Olhem só: as forças armadas são instituições baseadas na hierarquia e disciplina e cujo chefe maior é o presidente da república e sua função é a garantia dos poderes constitucionais, que são o executivo, o legislativo e o judiciário. Ou seja, o artigo 142 diz que quem manda nas forças armadas é o Presidente e que a função das mesmas é exatamente defender o Executivo, o congresso e o judiciário. Em nenhum momento o texto diz que essas mesmas forças podem se voltar contra os poderes que juraram defender.
Já o artigo 144 diz:
"A segurança pública, dever do Estado, direito e responsabilidade de todos, é exercida para a preservação da ordem pública e da incolumidade das pessoas e do patrimônio, através dos seguintes órgãos: I - polícia federal; II - polícia rodoviária federal; III - polícia ferroviária federal; IV - polícias civis; V - polícias militares e corpos de bombeiros militares".
O mesmo artigo, no inciso 5 explica:
"Às polícias militares cabem a polícia ostensiva e a preservação da ordem pública; aos corpos de bombeiros militares, além das atribuições definidas em lei, incumbe a execução de atividades de defesa civil".
Surpreso? Nada sobre intervenção militar. E, principalmente, nada sobre data para devolver o poder os civis.
Entendam: uma intervenção militar é uma quebra de hierarquia, já que o Presidente é o chefe das forças armadas. Seria o mesmo que o capitão depor o general.
Mas vamos imaginar que isso acontecesse: que o povo em peso pedisse por uma intervenção militar e as forças armadas resolvessem atender, o que garante que eles devolveriam o poder em 60 dias? Não existe nenhum botão que faça os militares desaparecerem caso não convoquem eleições em em 60 dias. Nem mesmo a cara de Gatinho de Botas dos que pediram a tal intervenção militar vai servir para convencê-los a convocar eleições se eles decidirem ficar.

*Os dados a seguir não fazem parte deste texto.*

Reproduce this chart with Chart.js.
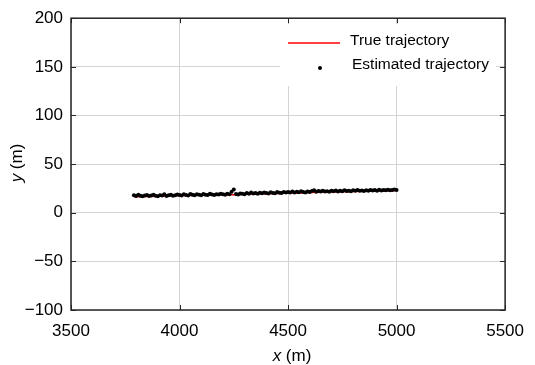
<!DOCTYPE html>
<html>
<head>
<meta charset="utf-8">
<script src="https://cdn.jsdelivr.net/npm/chart.js@4.4.1/dist/chart.umd.min.js"></script>
<style>
  body { margin: 0; background: #fff; }
  #wrap { width: 535px; height: 365px; position: relative; }
</style>
</head>
<body>
<div id="wrap"><canvas id="chartTrajectory"></canvas></div>
<script>
// true trajectory (x, y in m)
var trueX = [3790, 3850, 3900, 3950, 4000, 4050, 4100, 4150, 4200, 4250, 4300, 4350, 4400,
             4450, 4500, 4550, 4600, 4650, 4700, 4750, 4800, 4850, 4900, 4950, 5000];
var trueY = [16.5, 16.8, 17.0, 17.3, 17.6, 17.8, 18.0, 18.2, 18.5, 18.4, 18.9, 19.3, 19.6,
             19.9, 20.2, 20.4, 20.7, 21.0, 21.2, 21.5, 21.8, 22.0, 22.3, 22.5, 22.8];

// estimated trajectory
var estX = [3790, 3800, 3810, 3820, 3830, 3840, 3850, 3860, 3870, 3880, 3890, 3900, 3910, 3920,
            3930, 3940, 3950, 3960, 3970, 3980, 3990, 4000, 4010, 4020, 4030, 4040, 4050, 4060,
            4070, 4080, 4090, 4100, 4110, 4120, 4130, 4140, 4150, 4160, 4170, 4180, 4190, 4200,
            4210, 4220, 4230, 4240, 4250, 4260, 4270, 4280, 4290, 4300, 4310, 4320, 4330, 4340,
            4350, 4360, 4370, 4380, 4390, 4400, 4410, 4420, 4430, 4440, 4450, 4460, 4470, 4480,
            4490, 4500, 4510, 4520, 4530, 4540, 4550, 4560, 4570, 4580, 4590, 4600, 4610, 4620,
            4630, 4640, 4650, 4660, 4670, 4680, 4690, 4700, 4710, 4720, 4730, 4740, 4750, 4760,
            4770, 4780, 4790, 4800, 4810, 4820, 4830, 4840, 4850, 4860, 4870, 4880, 4890, 4900,
            4910, 4920, 4930, 4940, 4950, 4960, 4970, 4980, 4990, 5000];
var estY = [18.0, 17.2, 18.4, 17.5, 16.9, 17.8, 18.3, 17.1, 17.6, 18.5, 17.4, 17.0, 18.1, 17.7,
            18.9, 17.3, 18.0, 18.6, 17.5, 17.9, 18.8, 18.2, 17.6, 18.9, 18.3, 17.8, 19.2, 18.4,
            18.0, 19.0, 18.5, 18.1, 19.3, 18.6, 18.2, 19.4, 18.8, 18.3, 19.1, 18.7, 19.6, 18.9,
            18.4, 19.5, 19.0, 21.5, 24.0, 19.2, 18.8, 19.9, 19.4, 19.0, 20.2, 19.6, 20.8, 19.7,
            20.3, 19.5, 20.6, 20.0, 20.9, 20.2, 19.8, 21.0, 20.4, 20.0, 21.2, 20.6, 20.2, 21.3,
            20.8, 21.4, 20.7, 21.8, 20.9, 21.5, 21.0, 22.0, 21.2, 20.8, 21.9, 21.3, 22.3, 23.2,
            21.6, 22.4, 21.8, 22.6, 21.9, 22.2, 21.5, 22.5, 22.0, 22.8, 21.9, 22.6, 22.1, 23.0,
            22.3, 22.7, 22.0, 23.1, 22.5, 23.4, 22.6, 22.9, 22.3, 23.2, 22.7, 23.5, 22.8, 23.3,
            22.6, 23.6, 22.9, 23.4, 23.0, 23.7, 23.1, 23.5, 23.8, 23.3];

var xTicks = [3500, 4000, 4500, 5000, 5500];
var yTicks = [-100, -50, 0, 50, 100, 150, 200];
var legendLabels = ['True trajectory', 'Estimated trajectory'];

function pairs(xs, ys) {
    return xs.map(function (x, i) { return { x: x, y: ys[i] }; });
}

var FONT = '"Liberation Sans", Arial, sans-serif';

// frame, inward ticks, legend and axis titles
var decorPlugin = {
    id: 'decor',
    afterDraw: function (chart) {
        var ctx = chart.ctx;
        var a = chart.chartArea;
        var sx = chart.scales.x, sy = chart.scales.y;
        ctx.save();

        // legend box
        ctx.fillStyle = '#fff';
        ctx.fillRect(280, 24, 216, 62);
        ctx.strokeStyle = '#ff0000';
        ctx.lineWidth = 1.6;
        ctx.beginPath();
        ctx.moveTo(288, 43);
        ctx.lineTo(340, 43);
        ctx.stroke();
        ctx.fillStyle = '#000';
        ctx.beginPath();
        ctx.arc(320, 68, 2, 0, Math.PI * 2);
        ctx.fill();
        ctx.fillStyle = '#000';
        ctx.font = '15.5px ' + FONT;
        ctx.textBaseline = 'middle';
        ctx.textAlign = 'left';
        ctx.fillText(legendLabels[0], 350, 41);
        ctx.fillText(legendLabels[1], 352, 65);

        // inward ticks
        ctx.strokeStyle = '#262626';
        ctx.lineWidth = 1;
        ctx.beginPath();
        xTicks.forEach(function (v) {
            var px = Math.round(sx.getPixelForValue(v)) + 0.5;
            ctx.moveTo(px, a.bottom); ctx.lineTo(px, a.bottom - 5);
            ctx.moveTo(px, a.top); ctx.lineTo(px, a.top + 5);
        });
        yTicks.forEach(function (v) {
            var py = Math.round(sy.getPixelForValue(v)) + 0.5;
            ctx.moveTo(a.left, py); ctx.lineTo(a.left + 5, py);
            ctx.moveTo(a.right, py); ctx.lineTo(a.right - 5, py);
        });
        ctx.stroke();

        // frame
        ctx.lineWidth = 1.5;
        ctx.strokeRect(a.left, a.top, a.right - a.left, a.bottom - a.top);

        // axis titles, italic variable + plain unit
        ctx.fillStyle = '#000';
        ctx.textBaseline = 'middle';
        function mixed(v, unit, cx, cy) {
            ctx.font = 'italic 17px ' + FONT;
            var w1 = ctx.measureText(v).width;
            ctx.font = '17px ' + FONT;
            var w2 = ctx.measureText(unit).width;
            var x0 = cx - (w1 + w2) / 2;
            ctx.textAlign = 'left';
            ctx.font = 'italic 17px ' + FONT;
            ctx.fillText(v, x0, cy);
            ctx.font = '17px ' + FONT;
            ctx.fillText(unit, x0 + w1, cy);
        }
        mixed('x', ' (m)', 292, 356);
        ctx.translate(17, 163);
        ctx.rotate(-Math.PI / 2);
        mixed('y', ' (m)', 0, 0);

        ctx.restore();
    }
};

const trajectory = new Chart(document.getElementById('chartTrajectory'), {
    type: 'scatter',
    data: {
        datasets: [{
            label: legendLabels[1],
            data: pairs(estX, estY),
            backgroundColor: '#000',
            borderColor: '#000',
            pointRadius: 2,
            pointBorderWidth: 0,
            order: 1
        }, {
            label: legendLabels[0],
            data: pairs(trueX, trueY),
            showLine: true,
            borderColor: '#ff0000',
            borderWidth: 1.5,
            pointRadius: 0,
            order: 2
        }]
    },
    options: {
        responsive: true,
        maintainAspectRatio: false,
        animation: false,
        layout: { padding: { top: 15, right: 26, left: 0, bottom: 0 } },
        plugins: {
            legend: { display: false },
            tooltip: { enabled: false }
        },
        scales: {
            x: {
                type: 'linear',
                min: 3500,
                max: 5500,
                afterFit: function (s) { s.height = 55; },
                afterBuildTicks: function (s) { s.ticks = xTicks.map(function (v) { return { value: v }; }); },
                grid: { color: '#d4d4d4', drawTicks: false },
                border: { display: false },
                ticks: {
                    padding: 11,
                    color: '#000',
                    font: { family: FONT, size: 17 },
                    callback: function (v) { return String(v); }
                }
            },
            y: {
                type: 'linear',
                min: -100,
                max: 200,
                afterFit: function (s) { s.width = 71; },
                afterBuildTicks: function (s) { s.ticks = yTicks.map(function (v) { return { value: v }; }); },
                grid: { color: '#d4d4d4', drawTicks: false },
                border: { display: false },
                ticks: {
                    padding: 8,
                    color: '#000',
                    font: { family: FONT, size: 17 },
                    callback: function (v) { return String(v).replace('-', '\u2212'); }
                }
            }
        }
    },
    plugins: [decorPlugin]
});
</script>
</body>
</html>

Em 1964, os militares tomaram o poder amparados por passeatas, como a Marcha da família (que pediam a intervenção miltar) prometendo convocar eleições diretas o mais breve possível (não sei se eram exatamente 60 dias, mas devia ser algo próximo disso). Um dos maiores entusiastas do golpe foi o jornalista Carlos Lacerda, que sonhava um dia tornar-se presidente e via no golpe a chance de conseguir aquilo que ele não conseguira nas urnas. Lacerda chegou a fazer um tour pela Europa, defendendo os militares. No entanto, quando ficou claro que os milicos não devolveriam os poderes aos civis, ele passou a criticar o regime. Resultado: foi duramente perseguido, teve seus direitos cassados e morreu em circunstâncias misteriosas (alguns acreditam que ele tenha sido envenenado).
Os defensores da intervenção militar citam o caso do Egito como suposto exemplo de militares bonzinhos que retiram o governo corrupto do poder e entregaram-no nas mãos do povo após 60 dias. Na verdade, o que aconteceu, foi que o povo egípcio ao perceber que as eleições não seriam convocadas, foi para a rua exigir a eleições. Os militares reprimiram duramente as manifestações. Dezenas de pessoas foram mortas. Mulheres e idosos foram duramente agredidos, houve censura, inclusive com quebra de câmeras de TV dos jornalistas que cobriam os protestos. Os militares só devolveram o poder quando quiseram.
Outro exemplo dado pelos defensores da "intervenção militar constitucional" é a Tailândia. A intervenção era tão "constitucional" que uma das primeiras coisas que a junta militar fez foi suspender a Constituição, impor toque de recolher, censurar a imprensa, as mídias sociais e prender jornalistas. Recentemente, a junta militar divulgou que condenará à morte jornalistas que não digam a "verdade" sobre a junta militar.
Portanto, não existe intervenção militar constitucional. O que existe é golpe militar. E, no golpe militar, as forças armadas convocam eleições se quiserem. Aliás, num golpe, os militares ficam desobrigados de obedecer a constituição, até porque não há ninguém que os fiscalize. Nem mesmo a imprensa, que acaba sendo censurada e não pode dar notícias contra o regime. Portanto, intervenção militar e constituição são expressões que não cabem na mesma frase.